AMOC (ATLANTIC MERIDIONAL OVERTURNING CIRCULATION), is the system of currents, including the Florida Current and the Gulf Stream.  Studies indicate that the system is  in "its weakest state in over a millennium", experts say.  It could imply significant changes to weather patterns, rainfall patterns, heat and seasonal trends.  The systems of currents, and other scientific study.  Through these studies we can see water temperature trends. See the image, the ocean evidence shows warming trends.

A number of studies have expressed concerns that the change in the circulation, as well as the impacts upon water temperature, could result in massive changes to weather in the USA, some impacting rainfall, flooding, freezing, heat waves and droughts. 

The AMOC is driven by two vital components of ocean water: temperature and salt. In the North Atlantic, warm, salty water flows northward off the U.S. coastline, carrying heat from the tropics. But as it reaches the middle latitudes, it cools, and around Greenland, the cooling and the saltiness create enough density that the water begins to sink deep beneath the surface.

The water then swings back southward and travels all the way to the Southern Hemisphere, submerged, where it makes its way to the Antarctic as part of a global system of ocean currents. The entire system is known as the ocean’s thermohaline circulation (“thermo” meaning heat and “haline,” salt), and it plays many critical roles in the climate.
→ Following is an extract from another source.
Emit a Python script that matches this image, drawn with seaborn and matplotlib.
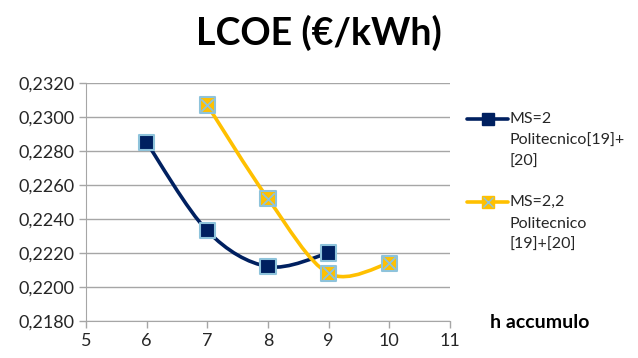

It is also referred to as the global ocean conveyor belt, because it redistributes heat worldwide.

For example: Warm water has lingered instead off the coast of the northeastern United States, where the Gulf of Maine is showing some of the fastest-warming ocean water anywhere in the world.  Then we see a huge center of "frigid cooling" north of the USA (that we now know can drop unusually frigid weather down into the USA and cause chaos as we just experienced.